I still have the main electrical panel to finish wiring up, plus make some bases up for the battery packs, all of which are better/easier done whilst the deck is still not fully fixed down.
Same goes for the mounting for the rudder servo and water pickup for the engine exhausts.

But, being as I have a full wooden frame around the hull edge, it will be easy enough to bond down with cascamite and give a virtually "guaranteed 100% bond".

I will however be bonding on a sheet of styrene over the wooden deck, as this will allow me to use styrene to make up the toe boards. These will be stronger made from this, as using such a small size of wood strip, the slightest knock to the railings would cause the tow board to snap. So me thinks styrene would be better, but to get a good strong bond, rather than trying to bond plastic to wood, on such a thin base, its easier to bond the plastic to the wood over a much larger area, spreading the bonding surface and loading, then the plastic simply welds to itself on the toe boards [and other deck fittings too].

Call it "belt n braces" again, I'm full of it [ha ha].
With this build, Im looking for the thing to "last" and be able to take the odd knock with some flexibility, So I'd rather build it with the long term in mind.
Same goes for the hull, now that the decals have had time to dry off, along with the red/yellow stripes, I will be giving the hull a good coat of laquer to finish it off, rather than risk scratching the paintwork on that if it comes against something floating semi surface in the water somewhere, Well, "you never know" and having to repair/paint 2 tone paintwork aint easy or nice to do. Whereas a scratch in the laquer is easily touched in and repolished.
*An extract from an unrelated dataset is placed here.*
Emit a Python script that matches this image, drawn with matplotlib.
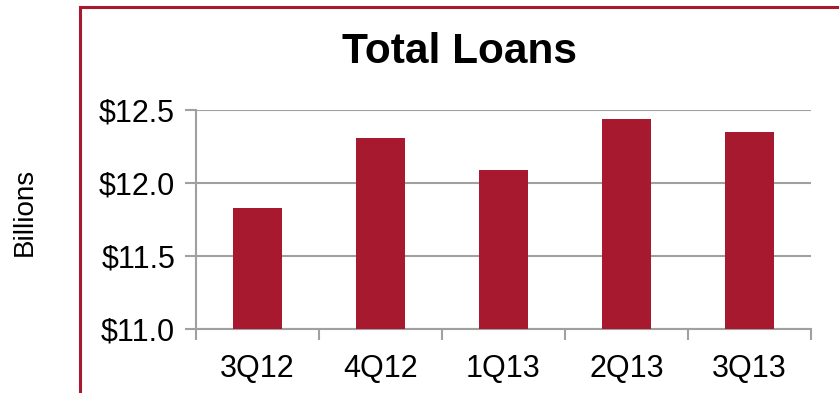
import matplotlib.pyplot as plt
from matplotlib.patches import Rectangle

quarters = ['3Q12', '4Q12', '1Q13', '2Q13', '3Q13']
loans = [11.83, 12.31, 12.09, 12.44, 12.35]
yticks = [11.0, 11.5, 12.0, 12.5]

red = '#A6192E'
grid_gray = '#A0A0A0'

plt.rcParams['font.family'] = ['Liberation Sans', 'DejaVu Sans']

fig = plt.figure(figsize=(8.39, 3.93), dpi=100)

# frame around the chart, open past the right and bottom edges
fig.patches.append(Rectangle((80 / 839, -0.2), 1.5, 1 - 7 / 393 + 0.2,
                             transform=fig.transFigure, fill=False,
                             edgecolor=red, linewidth=2.2))

ax = fig.add_axes([196 / 839, 1 - 329 / 393, 615 / 839, 219 / 393])
x = range(len(quarters))
ax.bar(x, [v - 11.0 for v in loans], bottom=11.0, width=0.4, color=red, zorder=3)

ax.set_xlim(-0.5, len(quarters) - 0.5)
ax.set_ylim(11.0, 12.5)
ax.set_yticks(yticks)
ax.set_yticklabels(['${:.1f}'.format(v) for v in yticks])
ax.set_xticks(list(x))
ax.set_xticklabels(quarters)
ax.set_xticks([i - 0.5 for i in range(len(quarters) + 1)], minor=True)

ax.yaxis.grid(True, color=grid_gray, linewidth=1.5, zorder=0)
for s in ['top', 'right']:
    ax.spines[s].set_visible(False)
for s in ['left', 'bottom']:
    ax.spines[s].set_color(grid_gray)
    ax.spines[s].set_linewidth(1.5)

ax.tick_params(axis='y', which='major', length=8, width=1.5, color=grid_gray,
               labelsize=22, pad=7)
ax.tick_params(axis='x', which='major', length=0, labelsize=22, pad=18)
ax.tick_params(axis='x', which='minor', length=8, width=1.5, color=grid_gray)

fig.text(460 / 839, 1 - 52 / 393, 'Total Loans', ha='center', va='center',
         fontsize=30.5, fontweight='bold')
fig.text(25 / 839, 1 - 212 / 393, 'Billions', ha='center', va='center',
         rotation=90, fontsize=20)

fig.savefig('out.png', dpi=100)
But word of warning, be careful with overdoing the number of coats you apply. the thinners in each coat can "reactivate" the layer below and cause the psint to "move" which in turn causes the paint to crack and seperate. Several layers is normally applied over many days/weeks if not using a bake oven. I used to work in the car repair trade so know this only too well.  I know you "know" what you are doing Dave, but for the sake of others seeing all the paint going on our boats of late. using aerosols in a "home" situation needs time for the thinners to evaporate, even with "gentle warming" of the room you are spraying in. Easy rule. 1 coat = 2 days to fully dry. 2nd coat = 3 days to dry. Each further coat will take longer to "fully" dry due to the "soak" effect in through the under layers, so beware folks.

Rush the spraying [thinking it is touch dry and ok for the next] and you can risk severe damage. maybe not immediately, but give it a couple of months and the cracks will appear and by then it will be a lot harder to rectify as all the paint will have to come off and start all over again.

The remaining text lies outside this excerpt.